Eylemlerin şimdiye kadar İsrail'in yanına kâr kaldığını söyleyen Yüksel, "Ancak Türkiye, haklının, mazlumun yanında olarak bu davanın en iyi şekilde devam etmesini sağlayacaktır" diye ekledi.
YILMAZ TUNÇ: TÜM DELİLLERLE ORTAYA KOYDUK
Adalet Bakanı Yılmaz Tunç, sosyal medyadan yaptığı açıklamada, "Adalet Bakanlığı ve Dışişleri Bakanlığı olarak ortaklaşa hazırladığımız davaya müdahillik beyanını içeren dosyamız ve eklerinde, İsrail’in “BM Soykırım Suçunun Önlenmesi ve Cezalandırılması Sözleşmesi”ni ihlal ettiği, tüm delilleri ve unsurlarıyla net bir şekilde ortaya konmuştur" dedi.
Bakan Tunç, şu ifadeleri kullandı: "7 Ekim’den bu yana en temel insan haklarını yok sayarak 40 bin Filistinli kardeşimizin şehit edilmesine, 90 binin üzerinde Filistinlinin ise yaralanmasına neden olan barbar İsrailli yetkililer, uluslararası hukuk önüne çıkarılarak hak ettikleri cezayı alana kadar davanın takipçisi olacağız."

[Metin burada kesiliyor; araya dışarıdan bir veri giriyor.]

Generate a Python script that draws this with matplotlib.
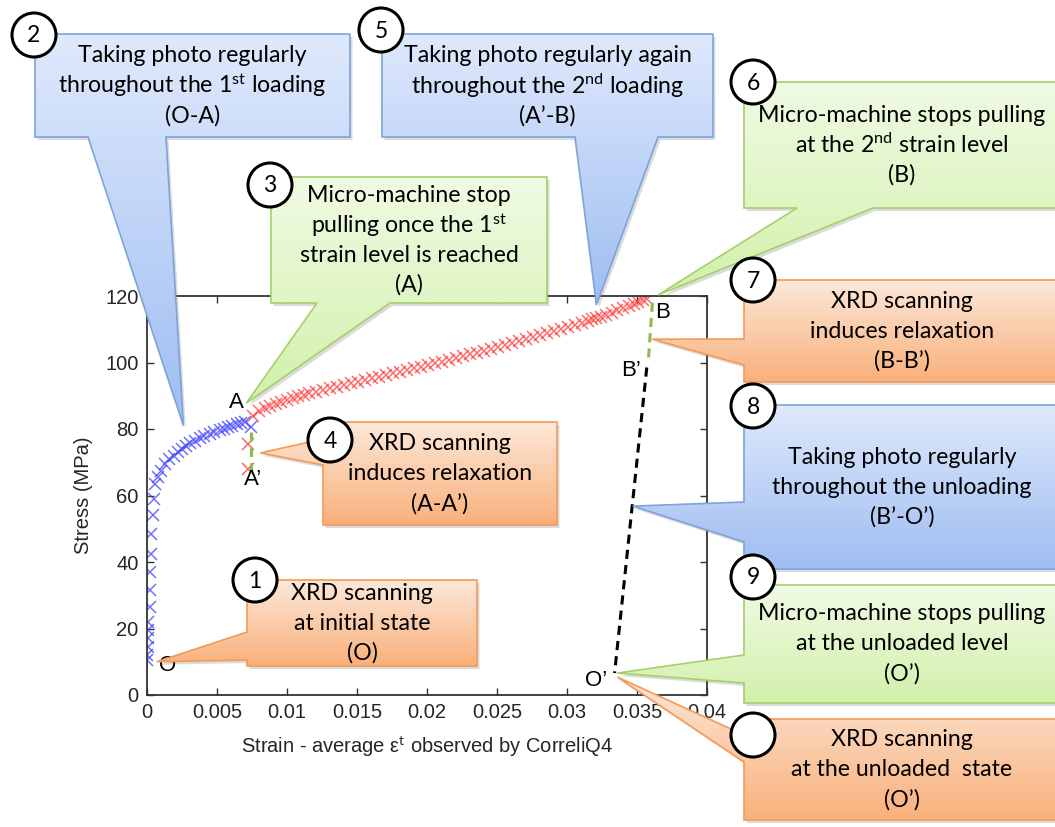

Ayrıca 1967 sınırları temelinde bağımsız Filistin devletinin varlığı kabul edilene ve Filistinliler özgür olana kadar, Türkiye'nin mücadelesini kararlılıkla sürdüreceğini belirtti.

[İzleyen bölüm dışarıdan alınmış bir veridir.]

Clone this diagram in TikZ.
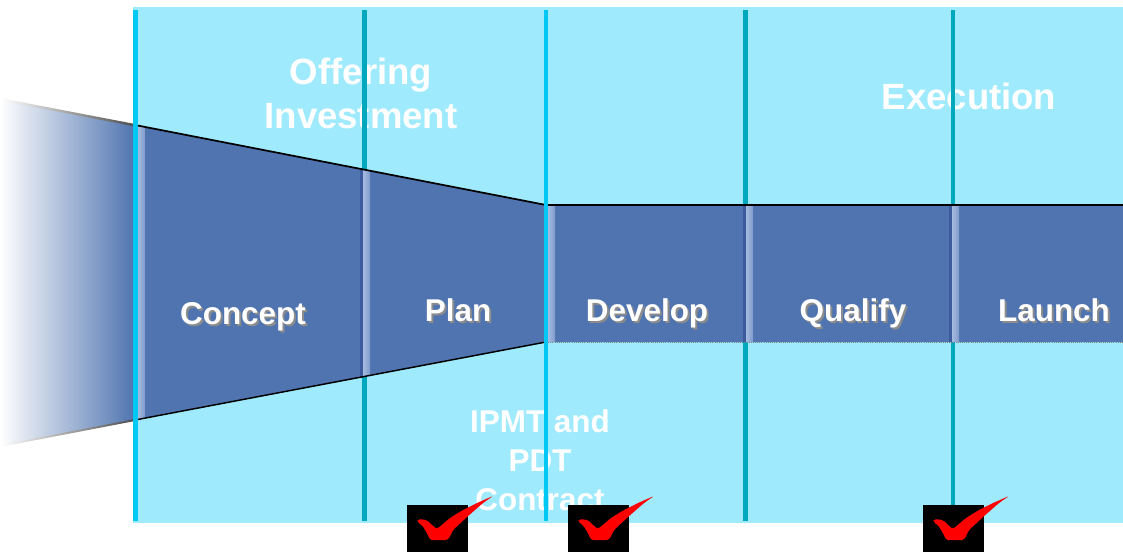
\documentclass[tikz,border=0pt]{standalone}
\usepackage{fontspec}
\setmainfont{Liberation Sans}
\usepackage{xcolor}
\usepackage{tikz}

\definecolor{bgcyan}{RGB}{160,234,253}
\definecolor{linecyan}{RGB}{0,200,245}
\definecolor{lineteal}{RGB}{0,168,190}
\definecolor{funnel}{RGB}{79,116,176}
\definecolor{funneldark}{RGB}{62,90,158}
\definecolor{funnellight}{RGB}{165,186,224}
\definecolor{shadowgray}{RGB}{140,140,140}

\begin{document}
\begin{tikzpicture}[
	x=0.75pt,
	y=-0.75pt,
	stage/.style={text=white,font=\bfseries\fontsize{23.6}{28}\selectfont,anchor=base,inner sep=0},
	stageshadow/.style={stage,text=shadowgray},
	title/.style={text=white,font=\bfseries\fontsize{27.4}{32.3}\selectfont,align=center,anchor=base,inner sep=0},
	contract/.style={text=white,font=\bfseries\fontsize{23.6}{28.9}\selectfont,align=center,anchor=base,inner sep=0}
]
	\useasboundingbox (0,0) rectangle (1123,557);
	% background
	\fill[bgcyan] (133,7) rectangle (1123,523);

	% headings
	\node[title] (offering) at (361,128) {Offering\\Investment};
	\node[title] (execution) at (969,109) {Execution};
	\node[contract] (ipmt) at (540,510) {IPMT and\\PDT\\Contract};

	% phase lines behind the funnel
	\foreach \x in {364.5,745.5,953}
		\draw[lineteal,line width=3.6pt] (\x,10) -- (\x,521);

	% left fade
	\shade[left color=white,right color=funnel] (0,99) -- (135,125) -- (135,420) -- (0,446) -- cycle;

	% funnel
	\fill[funnel] (135,125) -- (546,205) -- (1123,205) -- (1123,342) -- (546,342) -- (135,420) -- cycle;
	\begin{scope}
		\clip (135,125) -- (546,205) -- (1123,205) -- (1123,342) -- (546,342) -- (135,420) -- cycle;
		\foreach \x in {138,363,548,746,952} {
			\fill[funneldark] (\x-3,100) rectangle ++(3,350);
			\shade[left color=funnellight,right color=funnellight!55!funnel] (\x,100) rectangle ++(7,350);
		}
	\end{scope}
	\draw[black,line width=1.3pt] (135,125) -- (546,205) -- (1123,205);
	\draw[black,line width=1.1pt] (135,420) -- (546,342);
	\shade[left color=white,right color=black!70] (0,98) -- (135,124) -- (135,126.5) -- (0,100.5) -- cycle;
	\shade[left color=white,right color=black!70] (0,445) -- (135,419) -- (135,421) -- (0,447) -- cycle;
	\draw[black!50,line width=0.6pt,densely dotted] (546,342) -- (1123,342);

	% phase lines in front
	\foreach \x in {135.5,546}
		\draw[linecyan,line width=3.6pt] (\x,10) -- (\x,521);

	% stages
	\node[stageshadow] (concept-sh) at (245,326) {Concept};
	\node[stage] (concept) at (243,324) {Concept};
	\node[stageshadow] (plan-sh) at (460,323) {Plan};
	\node[stage] (plan) at (458,321) {Plan};
	\node[stageshadow] (develop-sh) at (649,323) {Develop};
	\node[stage] (develop) at (647,321) {Develop};
	\node[stageshadow] (qualify-sh) at (855,323) {Qualify};
	\node[stage] (qualify) at (853,321) {Qualify};
	\node[stageshadow] (launch-sh) at (1056,323) {Launch};
	\node[stage] (launch) at (1054,321) {Launch};

	% checks
	\foreach \x in {407,568,923} {
		\fill[black] (\x,505) rectangle ++(61,47);
		\fill[red,rounded corners=1.5] (\x+10,522) -- (\x+11,519) -- (\x+20,520) -- (\x+26,526)
			-- (\x+30,529) -- (\x+43,518) -- (\x+56,510) -- (\x+70,503) -- (\x+86,496)
			-- (\x+76,503) -- (\x+60,517) -- (\x+46,530) -- (\x+41,540) -- (\x+23,540)
			-- (\x+20,533) -- (\x+15,525) -- cycle;
	}
\end{tikzpicture}
\end{document}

ÖMER ÇELİK: İNSANLIK ADINA ATILMIŞ GÜÇLÜ BİR ADIM
AK Parti Genel Başkan Yardımcısı ve Parti Sözcüsü Ömer Çelik, sosyal medya açıklamasında, "Türkiye'nin Uluslararası Adalet Divanına yapmış olduğu bu başvuru, tüm insanlık adına ve insani değerleri barbarlık karşısında savunmak içindir. Çağdaş nazilerin vahşetlerine karşı insanlık adına atılmış güçlü bir adımdır" ifadelerini kullandı.
Çelik, "Netanyahu ve soykırım şebekesinin insanlığa karşı işlediği suçların, insani değerler adına mahkum edilmesi için çalışmayı sürdürüyoruz" dedi.
HAKAN FİDAN: İSRAİL CEZASIZLIKTAN CESARET ALIYOR
Dışişleri Bakanı Hakan Fidan, "İşlediği suçların cezasız kalmasından cesaret alan İsrail, her geçen gün daha fazla masum Filistinliyi öldürüyor. Soykırımı durdurmak için uluslararası toplum üzerine düşeni yapmalı; İsrail ve destekçileri üzerinde gerekli baskıyı kurmalıdır" açıklamasını yaptı.
Fidan, Türkiye'nin bu yolda elinden gelen her türlü gayreti göstereceğini sözlerine ekledi.